Raw data
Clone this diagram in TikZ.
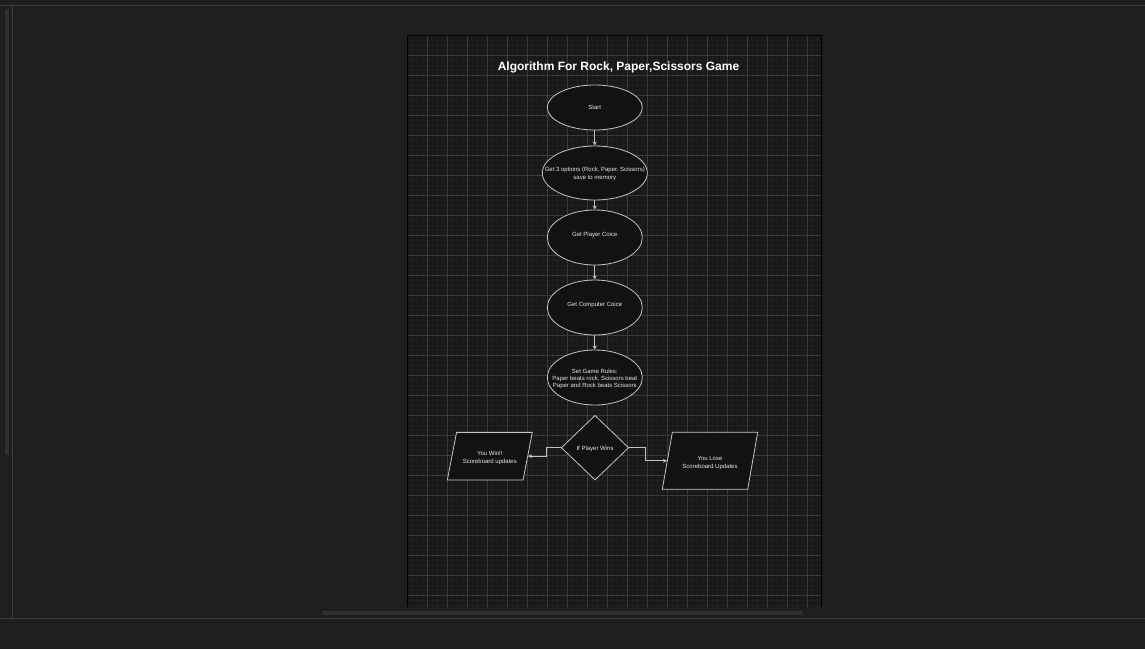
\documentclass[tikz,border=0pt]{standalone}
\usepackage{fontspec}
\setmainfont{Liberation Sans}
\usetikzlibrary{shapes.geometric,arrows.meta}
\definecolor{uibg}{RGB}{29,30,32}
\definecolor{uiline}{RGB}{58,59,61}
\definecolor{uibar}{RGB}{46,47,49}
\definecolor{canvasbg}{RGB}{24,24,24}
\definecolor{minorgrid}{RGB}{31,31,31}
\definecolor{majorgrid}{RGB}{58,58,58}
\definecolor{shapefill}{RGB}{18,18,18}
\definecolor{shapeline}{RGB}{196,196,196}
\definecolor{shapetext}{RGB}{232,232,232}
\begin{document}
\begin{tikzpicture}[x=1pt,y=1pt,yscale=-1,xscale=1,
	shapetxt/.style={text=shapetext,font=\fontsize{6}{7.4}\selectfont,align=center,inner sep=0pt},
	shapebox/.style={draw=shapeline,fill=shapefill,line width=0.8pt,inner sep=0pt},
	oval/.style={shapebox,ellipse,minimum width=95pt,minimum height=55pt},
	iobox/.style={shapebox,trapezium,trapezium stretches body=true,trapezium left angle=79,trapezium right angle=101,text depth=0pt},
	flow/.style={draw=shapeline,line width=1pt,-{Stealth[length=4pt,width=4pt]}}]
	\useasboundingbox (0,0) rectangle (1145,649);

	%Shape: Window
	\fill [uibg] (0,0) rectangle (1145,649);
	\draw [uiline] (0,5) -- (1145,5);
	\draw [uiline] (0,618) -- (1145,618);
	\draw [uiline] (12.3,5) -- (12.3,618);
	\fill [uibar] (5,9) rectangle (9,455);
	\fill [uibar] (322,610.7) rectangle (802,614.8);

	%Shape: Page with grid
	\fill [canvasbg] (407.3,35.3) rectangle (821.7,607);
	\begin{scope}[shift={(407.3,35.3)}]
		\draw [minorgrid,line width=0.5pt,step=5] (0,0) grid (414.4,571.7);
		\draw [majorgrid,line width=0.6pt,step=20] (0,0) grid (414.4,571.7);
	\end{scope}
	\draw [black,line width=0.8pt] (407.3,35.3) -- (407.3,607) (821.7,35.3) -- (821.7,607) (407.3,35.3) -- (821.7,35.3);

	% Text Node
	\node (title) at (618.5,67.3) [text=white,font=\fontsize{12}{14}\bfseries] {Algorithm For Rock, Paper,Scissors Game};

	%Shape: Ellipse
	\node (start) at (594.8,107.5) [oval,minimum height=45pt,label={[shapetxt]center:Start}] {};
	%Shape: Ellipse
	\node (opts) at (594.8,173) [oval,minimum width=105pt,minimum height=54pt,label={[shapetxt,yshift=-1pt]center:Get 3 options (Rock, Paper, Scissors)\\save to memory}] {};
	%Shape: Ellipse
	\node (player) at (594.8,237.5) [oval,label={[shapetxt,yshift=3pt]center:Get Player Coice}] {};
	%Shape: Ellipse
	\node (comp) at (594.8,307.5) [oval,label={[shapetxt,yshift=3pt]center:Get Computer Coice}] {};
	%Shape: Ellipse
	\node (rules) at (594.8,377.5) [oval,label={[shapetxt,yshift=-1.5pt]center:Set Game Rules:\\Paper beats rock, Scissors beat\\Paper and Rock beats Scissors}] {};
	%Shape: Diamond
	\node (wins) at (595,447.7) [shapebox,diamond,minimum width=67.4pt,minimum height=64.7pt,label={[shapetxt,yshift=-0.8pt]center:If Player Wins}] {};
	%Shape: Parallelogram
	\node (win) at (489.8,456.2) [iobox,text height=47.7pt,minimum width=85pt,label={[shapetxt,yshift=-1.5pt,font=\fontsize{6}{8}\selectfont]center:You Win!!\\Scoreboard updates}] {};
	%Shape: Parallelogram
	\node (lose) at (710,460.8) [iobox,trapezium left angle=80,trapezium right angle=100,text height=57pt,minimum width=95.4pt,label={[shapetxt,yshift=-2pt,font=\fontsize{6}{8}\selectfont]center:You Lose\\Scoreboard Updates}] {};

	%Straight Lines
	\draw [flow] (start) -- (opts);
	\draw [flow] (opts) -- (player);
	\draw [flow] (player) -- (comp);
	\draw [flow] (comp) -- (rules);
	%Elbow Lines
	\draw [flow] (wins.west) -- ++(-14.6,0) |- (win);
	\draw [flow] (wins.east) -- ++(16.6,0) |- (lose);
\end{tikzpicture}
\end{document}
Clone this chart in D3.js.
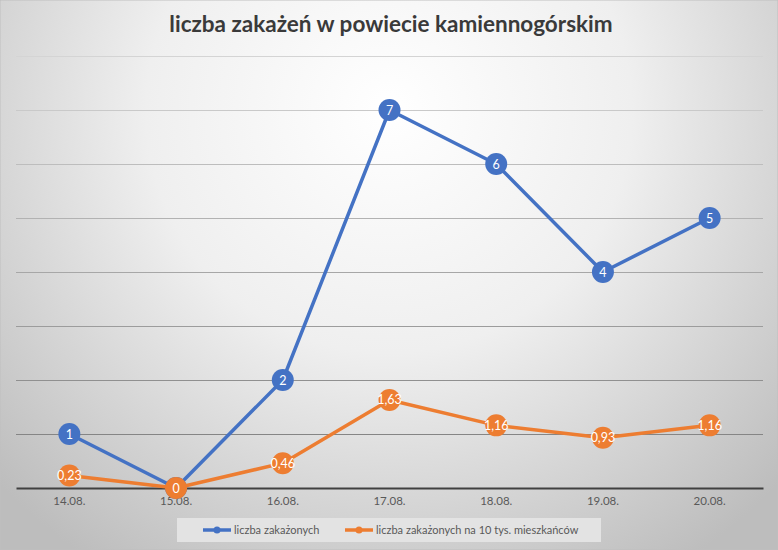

What is required
The records above need to be restated word for word, with the pictures left out.

Answer
Clone this diagram in TikZ.
\documentclass[tikz,border=0pt]{standalone}
\usepackage{fontspec}
\setmainfont{Liberation Sans}
\usetikzlibrary{shapes.geometric,arrows.meta}
\definecolor{uibg}{RGB}{29,30,32}
\definecolor{uiline}{RGB}{58,59,61}
\definecolor{uibar}{RGB}{46,47,49}
\definecolor{canvasbg}{RGB}{24,24,24}
\definecolor{minorgrid}{RGB}{31,31,31}
\definecolor{majorgrid}{RGB}{58,58,58}
\definecolor{shapefill}{RGB}{18,18,18}
\definecolor{shapeline}{RGB}{196,196,196}
\definecolor{shapetext}{RGB}{232,232,232}
\begin{document}
\begin{tikzpicture}[x=1pt,y=1pt,yscale=-1,xscale=1,
	shapetxt/.style={text=shapetext,font=\fontsize{6}{7.4}\selectfont,align=center,inner sep=0pt},
	shapebox/.style={draw=shapeline,fill=shapefill,line width=0.8pt,inner sep=0pt},
	oval/.style={shapebox,ellipse,minimum width=95pt,minimum height=55pt},
	iobox/.style={shapebox,trapezium,trapezium stretches body=true,trapezium left angle=79,trapezium right angle=101,text depth=0pt},
	flow/.style={draw=shapeline,line width=1pt,-{Stealth[length=4pt,width=4pt]}}]
	\useasboundingbox (0,0) rectangle (1145,649);

	%Shape: Window
	\fill [uibg] (0,0) rectangle (1145,649);
	\draw [uiline] (0,5) -- (1145,5);
	\draw [uiline] (0,618) -- (1145,618);
	\draw [uiline] (12.3,5) -- (12.3,618);
	\fill [uibar] (5,9) rectangle (9,455);
	\fill [uibar] (322,610.7) rectangle (802,614.8);

	%Shape: Page with grid
	\fill [canvasbg] (407.3,35.3) rectangle (821.7,607);
	\begin{scope}[shift={(407.3,35.3)}]
		\draw [minorgrid,line width=0.5pt,step=5] (0,0) grid (414.4,571.7);
		\draw [majorgrid,line width=0.6pt,step=20] (0,0) grid (414.4,571.7);
	\end{scope}
	\draw [black,line width=0.8pt] (407.3,35.3) -- (407.3,607) (821.7,35.3) -- (821.7,607) (407.3,35.3) -- (821.7,35.3);

	% Text Node
	\node (title) at (618.5,67.3) [text=white,font=\fontsize{12}{14}\bfseries] {Algorithm For Rock, Paper,Scissors Game};

	%Shape: Ellipse
	\node (start) at (594.8,107.5) [oval,minimum height=45pt,label={[shapetxt]center:Start}] {};
	%Shape: Ellipse
	\node (opts) at (594.8,173) [oval,minimum width=105pt,minimum height=54pt,label={[shapetxt,yshift=-1pt]center:Get 3 options (Rock, Paper, Scissors)\\save to memory}] {};
	%Shape: Ellipse
	\node (player) at (594.8,237.5) [oval,label={[shapetxt,yshift=3pt]center:Get Player Coice}] {};
	%Shape: Ellipse
	\node (comp) at (594.8,307.5) [oval,label={[shapetxt,yshift=3pt]center:Get Computer Coice}] {};
	%Shape: Ellipse
	\node (rules) at (594.8,377.5) [oval,label={[shapetxt,yshift=-1.5pt]center:Set Game Rules:\\Paper beats rock, Scissors beat\\Paper and Rock beats Scissors}] {};
	%Shape: Diamond
	\node (wins) at (595,447.7) [shapebox,diamond,minimum width=67.4pt,minimum height=64.7pt,label={[shapetxt,yshift=-0.8pt]center:If Player Wins}] {};
	%Shape: Parallelogram
	\node (win) at (489.8,456.2) [iobox,text height=47.7pt,minimum width=85pt,label={[shapetxt,yshift=-1.5pt,font=\fontsize{6}{8}\selectfont]center:You Win!!\\Scoreboard updates}] {};
	%Shape: Parallelogram
	\node (lose) at (710,460.8) [iobox,trapezium left angle=80,trapezium right angle=100,text height=57pt,minimum width=95.4pt,label={[shapetxt,yshift=-2pt,font=\fontsize{6}{8}\selectfont]center:You Lose\\Scoreboard Updates}] {};

	%Straight Lines
	\draw [flow] (start) -- (opts);
	\draw [flow] (opts) -- (player);
	\draw [flow] (player) -- (comp);
	\draw [flow] (comp) -- (rules);
	%Elbow Lines
	\draw [flow] (wins.west) -- ++(-14.6,0) |- (win);
	\draw [flow] (wins.east) -- ++(16.6,0) |- (lose);
\end{tikzpicture}
\end{document}
Clone this chart in D3.js.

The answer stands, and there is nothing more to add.